The pause on Johnson & Johnson’s COVID vaccine should be lifted, the Centers for Disease Control and the U.S. Food and Drug Administration said Friday. The vaccine now comes with a warning about potential rare adverse side effects, for which the government will continue to monitor.
“The science supports this news, and I know this is welcome news for many,” CDC Director Rochelle Walensky told reporters Friday night.
The 10-day long freeze which began last week when federal health authorities revealed that six women had developed life-threatening complications — a rare combination of blood clots and low blood platelet levels — soon after taking the shot.
Government officials said the pause was to give the CDC and FDA time to collect more data about those complications and to ensure health care providers knew how to monitor and treat the condition, known as thrombosis with thrombocytopenia syndrome (TTS).
After extensive review, it appears that those complications, while severe, remain exceptionally rare. Members of the Advisory Committee on Immunization Practices, a panel that advises the CDC, argued that the benefits of the vaccine outweigh the potential risks at a meeting earlier on Friday.
The vaccine will now come with a warning label, acknowledging that there is a plausible causal relationship between the Johnson & Johnson shot and TTS.
Since the pause went into effect, the government has updated its count of side effects, identifying more cases. Out of the 6.8 million people immunized with the Johnson & Johnson shot, at least 15 developed TTS — all of whom were women. Three of the women died. Seven were still in the hospital, and five have already been discharged.
It’s not yet clear if men could also develop TTS after receiving the Johnson & Johnson vaccine, and the government is still monitoring a few more potential cases, said Dr. Tom Shimabukuro, a member of the CDC’s vaccine safety team, during the ACIP meeting. The government did not mention whether any cases have been recorded for non-binary people. In general, women are at greater risk for the blood clot more often recorded, a type of clot known as cerebral venous sinus thrombosis.
Of the data that has emerged, women in their 30s made up the plurality of TTS cases, and in general women younger than 50 appear to be of greatest concern. But the complications remained uncommon, even when looking at the group that appeared at highest risk. The current case data suggests that only 11.8 cases of TTS would appear per million women in their 30s who received the vaccine.
“For some women under the age of 50 there might be an increased risk of this rare TTS condition,” Walensky told reporters. “We have three safe and effective options for COVID-19 vaccines in this country and the J&J is a key vaccine offering.”
The CDC has also done outreach to medical providers, particularly obstetricians and gynecologists, to make sure health care professionals can be sure women who are at risk of complications are aware of the symptoms, and can self-monitor, Walensky said. “We need to do that and continue to do that,” she added.
Other risk factors are still not fully clear.
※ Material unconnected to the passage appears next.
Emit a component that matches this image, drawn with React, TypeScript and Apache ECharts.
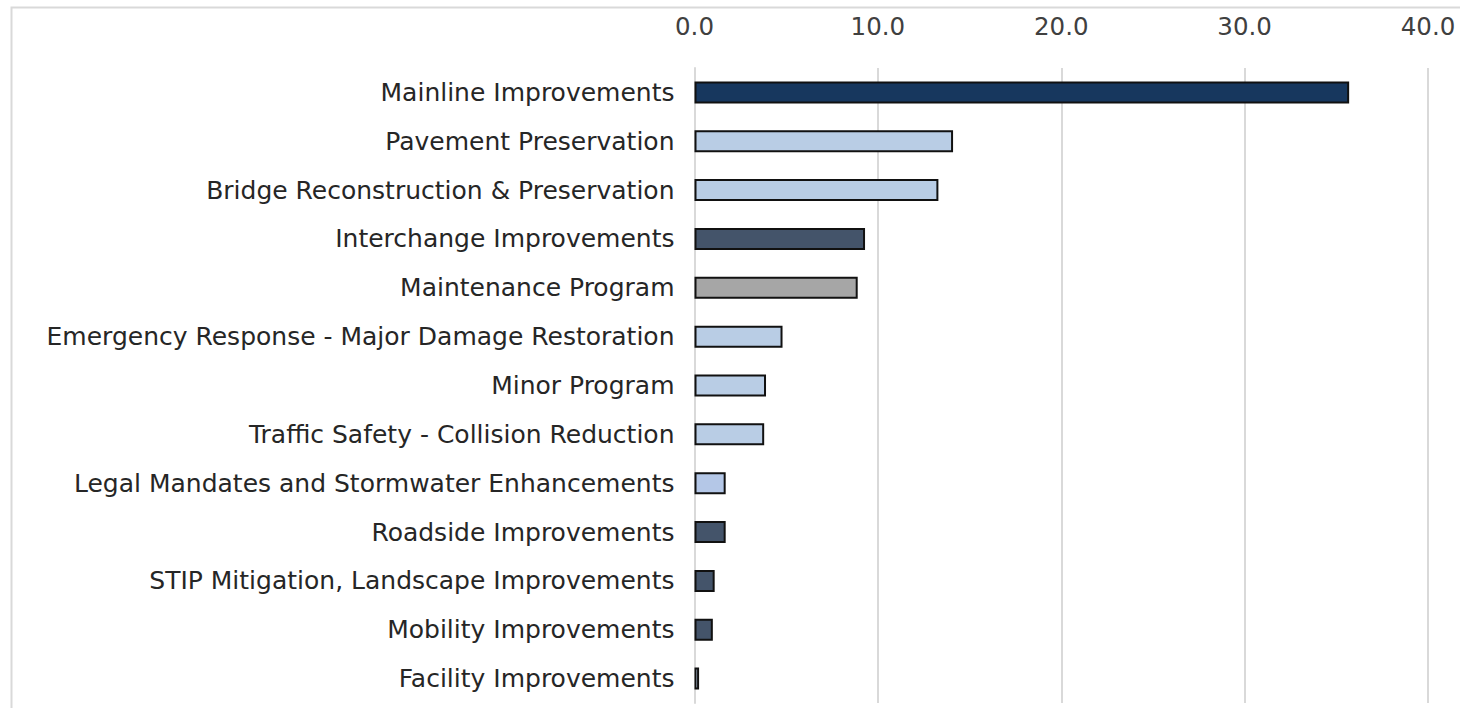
import React, { useEffect, useRef } from "react";
import * as echarts from "echarts";

const categories = [
  "Mainline Improvements",
  "Pavement Preservation",
  "Bridge Reconstruction & Preservation",
  "Interchange Improvements",
  "Maintenance Program",
  "Emergency Response - Major Damage Restoration",
  "Minor Program",
  "Traffic Safety - Collision Reduction",
  "Legal Mandates and Stormwater Enhancements",
  "Roadside Improvements",
  "STIP Mitigation, Landscape Improvements",
  "Mobility Improvements",
  "Facility Improvements",
];

const values = [35.7, 14.1, 13.3, 9.3, 8.9, 4.8, 3.9, 3.8, 1.7, 1.7, 1.1, 1.0, 0.25];

const barColors = [
  "#17375E",
  "#B9CDE5",
  "#B9CDE5",
  "#44546A",
  "#A6A6A6",
  "#B9CDE5",
  "#B9CDE5",
  "#B9CDE5",
  "#B4C7E7",
  "#44546A",
  "#44546A",
  "#44546A",
  "#B9CDE5",
];

const tickValues = [0, 10, 20, 30, 40];

export default function App() {
  const ref = useRef<HTMLDivElement>(null);
  useEffect(() => {
    if (!ref.current) return;
    const chart = echarts.init(ref.current, null, { renderer: "svg" });
    const font = "'DejaVu Sans', sans-serif";
    chart.setOption({
      animation: false,
      backgroundColor: "#ffffff",
      graphic: [
        {
          type: "rect",
          shape: { x: 11.5, y: 7.5, width: 1470, height: 720 },
          style: { fill: "none", stroke: "#d9d9d9", lineWidth: 2 },
          silent: true,
        },
      ],
      grid: { left: 694.5, right: 32, top: 68, bottom: 5 },
      xAxis: {
        type: "value",
        position: "top",
        min: tickValues[0],
        max: tickValues[tickValues.length - 1],
        interval: 10,
        axisLine: { show: false },
        axisTick: { show: false },
        splitLine: { show: true, lineStyle: { color: "#d9d9d9", width: 2 } },
        axisLabel: {
          formatter: (v: number) => v.toFixed(1),
          color: "#404040",
          fontFamily: font,
          fontSize: 24.5,
          margin: 29,
        },
      },
      yAxis: {
        type: "category",
        data: categories,
        inverse: true,
        axisLine: { show: true, lineStyle: { color: "#d9d9d9", width: 2 } },
        axisTick: { show: false },
        axisLabel: {
          color: "#262626",
          fontFamily: font,
          fontSize: 25,
          margin: 20,
        },
      },
      series: [
        {
          type: "bar",
          barWidth: 22,
          data: values.map((v, i) => ({
            value: v,
            itemStyle: {
              color: barColors[i],
              borderColor: "#111111",
              borderWidth: 2,
            },
          })),
        },
      ],
    });
    return () => chart.dispose();
  }, []);
  return (
    <div
      ref={ref}
      style={{ position: "fixed", left: 0, top: 0, width: 1460, height: 708 }}
    />
  );
}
Of the 15 cases, seven were women with obesity, two had hypertension, two were using oral hormonal birth control, and two had hypothyroidism — commonality that suggests those conditions may increase the risk of TTS.
Making the Johnson & Johnson shot available to all adults would save more lives than it would threaten, the CDC projects, at least based on current TTS frequency and the trends of coronavirus spread. The existing data suggests that if 9.8 million more such shots were delivered, 26 people would develop TTS — but as many as 1,435 lives could be saved and 2,236 intensive care admissions averted.
Still, those models depend on what vaccine uptake will look like once the Johnson & Johnson shot resumes, and there are multiple factors that could complicate that question. Even before last week’s pause, production problems and manufacturing delays meant the Johnson & Johnson vaccine represented a fraction of the more than 220 million shots administered in the United States.
The Johnson & Johnson shot had been touted as a potentially powerful tool for health equity. Unlike other available shots, made by Pfizer and Moderna, it only requires one injection and does not need freezer storage that is typically unavailable in TKTK. Losing the vaccine even temporarily created challenges for efforts to immunize people who were homebound, who didn’t have regular health care access or who were incarcerated.
Along with AstraZeneca’s two-shot regimen, the Johnson & Johnson vaccine — which is also cheaper to produce — had also been touted as potentially valuable in delivering shots to other, less wealthy countries.
But some experts worry that the recent pause could be a source of skepticism about the vaccine’s safety, both in the United States and abroad, though polling on this question has yielded mixed results so far.
“We have to do extraordinary outreach to clinicians, as we have been doing this past week,” Walensky said, adding, “and then we have to do extraordinary outreach to patients, to meet people where they are.”